==== RAW RECORDS

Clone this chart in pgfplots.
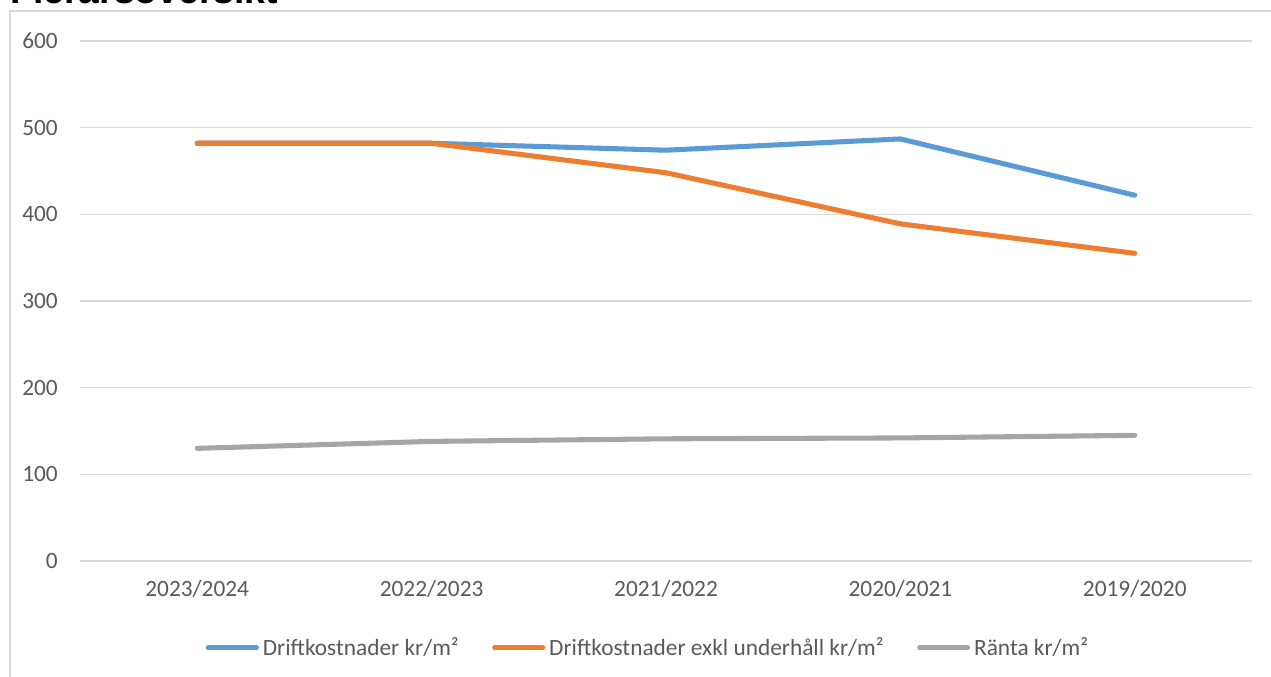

========
==== RAW RECORDS

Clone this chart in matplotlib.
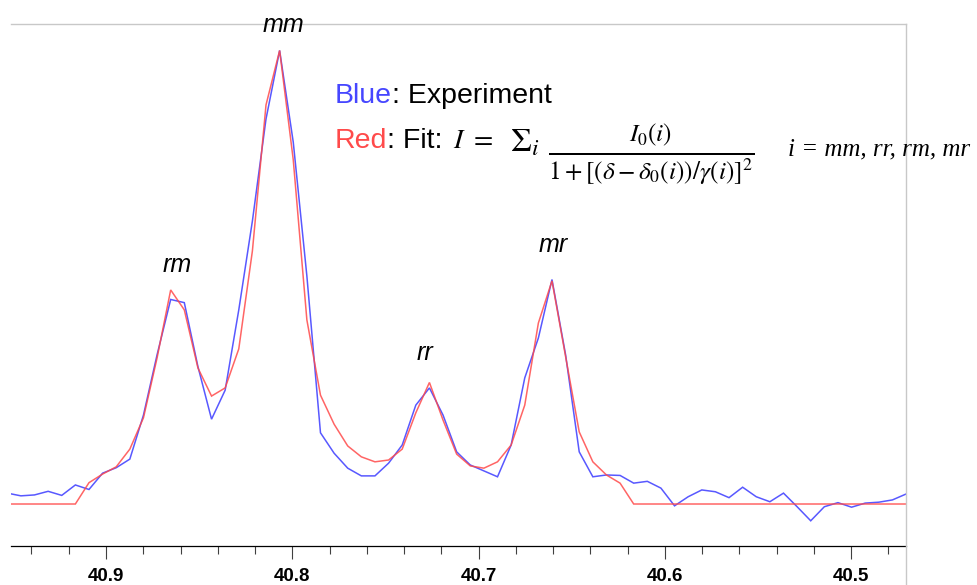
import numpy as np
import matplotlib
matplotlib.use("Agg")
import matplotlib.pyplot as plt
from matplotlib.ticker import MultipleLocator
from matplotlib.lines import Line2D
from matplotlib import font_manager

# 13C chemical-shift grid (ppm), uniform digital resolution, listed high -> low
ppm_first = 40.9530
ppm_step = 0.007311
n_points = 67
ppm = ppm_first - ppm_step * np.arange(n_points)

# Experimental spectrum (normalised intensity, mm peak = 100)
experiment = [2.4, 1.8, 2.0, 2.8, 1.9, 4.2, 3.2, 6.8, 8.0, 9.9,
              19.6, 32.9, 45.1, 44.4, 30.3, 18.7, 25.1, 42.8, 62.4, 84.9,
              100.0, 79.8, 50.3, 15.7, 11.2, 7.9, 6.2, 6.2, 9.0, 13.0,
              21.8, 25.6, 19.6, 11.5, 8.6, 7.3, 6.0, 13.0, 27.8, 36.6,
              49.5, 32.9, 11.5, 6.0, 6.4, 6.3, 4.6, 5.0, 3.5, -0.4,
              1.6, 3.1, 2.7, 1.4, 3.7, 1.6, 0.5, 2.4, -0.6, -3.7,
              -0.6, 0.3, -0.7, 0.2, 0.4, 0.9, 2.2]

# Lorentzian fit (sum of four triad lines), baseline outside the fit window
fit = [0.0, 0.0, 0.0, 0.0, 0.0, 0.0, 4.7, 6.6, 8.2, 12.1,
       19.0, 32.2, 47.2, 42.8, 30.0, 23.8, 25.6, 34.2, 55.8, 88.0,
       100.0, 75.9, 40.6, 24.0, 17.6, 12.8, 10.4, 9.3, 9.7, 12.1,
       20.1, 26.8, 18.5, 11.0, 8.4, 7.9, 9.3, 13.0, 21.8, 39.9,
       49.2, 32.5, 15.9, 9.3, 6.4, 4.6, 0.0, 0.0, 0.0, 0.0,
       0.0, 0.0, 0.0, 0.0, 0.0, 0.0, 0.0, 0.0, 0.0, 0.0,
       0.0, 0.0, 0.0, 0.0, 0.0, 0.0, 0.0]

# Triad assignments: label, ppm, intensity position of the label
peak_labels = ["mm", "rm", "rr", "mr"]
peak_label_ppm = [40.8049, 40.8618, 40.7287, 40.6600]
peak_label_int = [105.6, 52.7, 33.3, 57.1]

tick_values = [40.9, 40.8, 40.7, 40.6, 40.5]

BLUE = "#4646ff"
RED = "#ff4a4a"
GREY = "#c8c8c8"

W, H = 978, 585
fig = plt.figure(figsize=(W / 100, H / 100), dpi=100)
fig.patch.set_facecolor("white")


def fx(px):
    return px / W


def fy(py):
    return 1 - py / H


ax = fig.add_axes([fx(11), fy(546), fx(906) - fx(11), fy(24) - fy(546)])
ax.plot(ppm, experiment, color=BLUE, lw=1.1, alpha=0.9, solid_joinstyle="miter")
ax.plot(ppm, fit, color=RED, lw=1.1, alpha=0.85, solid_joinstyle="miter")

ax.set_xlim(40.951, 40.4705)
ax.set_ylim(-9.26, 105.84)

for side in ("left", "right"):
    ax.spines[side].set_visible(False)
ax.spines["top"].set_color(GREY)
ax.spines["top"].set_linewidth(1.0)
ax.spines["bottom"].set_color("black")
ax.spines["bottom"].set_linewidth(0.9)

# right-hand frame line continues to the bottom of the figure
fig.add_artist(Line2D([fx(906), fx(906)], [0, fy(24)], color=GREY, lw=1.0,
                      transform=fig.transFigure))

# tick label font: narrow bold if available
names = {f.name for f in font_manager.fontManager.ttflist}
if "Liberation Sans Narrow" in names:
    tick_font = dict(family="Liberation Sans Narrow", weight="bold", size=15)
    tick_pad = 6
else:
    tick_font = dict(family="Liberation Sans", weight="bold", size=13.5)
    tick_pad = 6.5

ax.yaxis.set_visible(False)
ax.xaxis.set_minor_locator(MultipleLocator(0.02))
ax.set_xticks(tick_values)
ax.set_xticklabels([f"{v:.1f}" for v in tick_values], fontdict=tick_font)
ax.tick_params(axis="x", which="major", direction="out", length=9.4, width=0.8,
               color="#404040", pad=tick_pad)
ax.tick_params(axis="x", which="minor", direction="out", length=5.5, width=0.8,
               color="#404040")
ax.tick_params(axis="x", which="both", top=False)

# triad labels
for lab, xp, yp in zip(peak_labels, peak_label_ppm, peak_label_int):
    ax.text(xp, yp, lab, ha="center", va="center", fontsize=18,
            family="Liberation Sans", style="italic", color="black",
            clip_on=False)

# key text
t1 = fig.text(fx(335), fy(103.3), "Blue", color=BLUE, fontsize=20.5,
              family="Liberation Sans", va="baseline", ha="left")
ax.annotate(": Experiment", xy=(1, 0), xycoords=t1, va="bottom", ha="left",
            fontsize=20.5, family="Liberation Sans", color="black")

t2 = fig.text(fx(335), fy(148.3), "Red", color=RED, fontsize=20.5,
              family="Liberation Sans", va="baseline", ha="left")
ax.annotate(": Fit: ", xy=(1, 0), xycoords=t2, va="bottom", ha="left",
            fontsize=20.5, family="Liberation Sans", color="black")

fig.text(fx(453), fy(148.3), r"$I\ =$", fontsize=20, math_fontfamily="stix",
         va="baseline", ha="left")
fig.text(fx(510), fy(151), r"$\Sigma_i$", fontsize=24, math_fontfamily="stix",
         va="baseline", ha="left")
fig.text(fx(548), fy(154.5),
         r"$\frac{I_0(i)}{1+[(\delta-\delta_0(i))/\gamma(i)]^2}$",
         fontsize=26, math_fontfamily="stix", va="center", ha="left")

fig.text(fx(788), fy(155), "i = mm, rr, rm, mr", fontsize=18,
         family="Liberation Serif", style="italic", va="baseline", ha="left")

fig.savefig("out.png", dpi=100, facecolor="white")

========

WHAT THE TASK ASKS ▸ Reproduce exactly the lines above starting at the line containing "Clone this chart in matplotlib." and ending at the line containing "ppm = ppm_first", including both, but not the pictures.

ANSWER TO THIS EXERCISE ▸
Clone this chart in matplotlib.
import numpy as np
import matplotlib
matplotlib.use("Agg")
import matplotlib.pyplot as plt
from matplotlib.ticker import MultipleLocator
from matplotlib.lines import Line2D
from matplotlib import font_manager

# 13C chemical-shift grid (ppm), uniform digital resolution, listed high -> low
ppm_first = 40.9530
ppm_step = 0.007311
n_points = 67
ppm = ppm_first - ppm_step * np.arange(n_points)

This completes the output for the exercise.